Looking Forward To The Olympics Marathon

This article is more than 7 years old.

By: Alex Ashlock

The Olympic Marathon will be contested on a loop course, with the start and finish on The Mall in London, the road that runs between Buckingham Palace and the Admiralty Arch. Sunday's London's Marathon was run on a point-to-point course that finished on The Mall. What a great scene, and there were two world class performances, with Kenyans winning the men's and women's races. Wilson Kipsang broke away and won his race in 2:04:44, about two minutes faster than the second-place finisher. Mary Keitany also ran away from her challengers, winning in 2:18:37, the fastest women's marathon in the world this year. The men's World record holder, Patrick Makau, struggled and dropped out early, while last year's London winner, Emmanuel Mutai, who was recovering from typhoid fever, finished 7th. World champion, Abel Kirui, led at the mid-point, but fell back and finished 6th.

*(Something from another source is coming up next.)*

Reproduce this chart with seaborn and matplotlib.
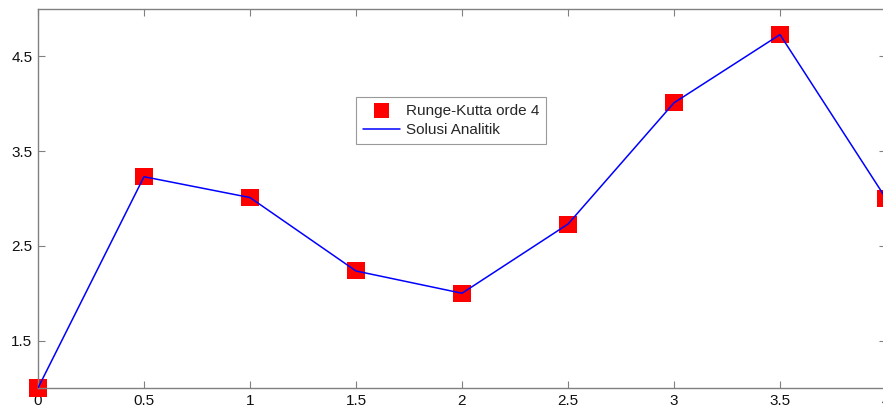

So now it's up to Kenya's athletic officials to pick their teams, and it will be a difficult decision because only three men and women can go. This week's Boston winner Wesley Korir should be in the mix, but his slow time due to the extreme heat may hurt his chances.

In the wheelchair races, Britain's David Weir and Shelly Woods were the winners, Weir for the 6th time. 9-time Boston winner Ernt Van Dyk of South Africa was 10th today after a 6th in Boston on Monday. American Shirley Riley, who won the Boston Marathon earlier this week, finished 4th in London. Not a bad week for Riley. 5-time Boston winner, Japan's Wakako Tsuchida, took second Sunday after also finishing second in Boston.

This is one of the biggest marathons in the world. There were more than 35,000 starters today.

This program aired on April 23, 2012. The audio for this program is not available.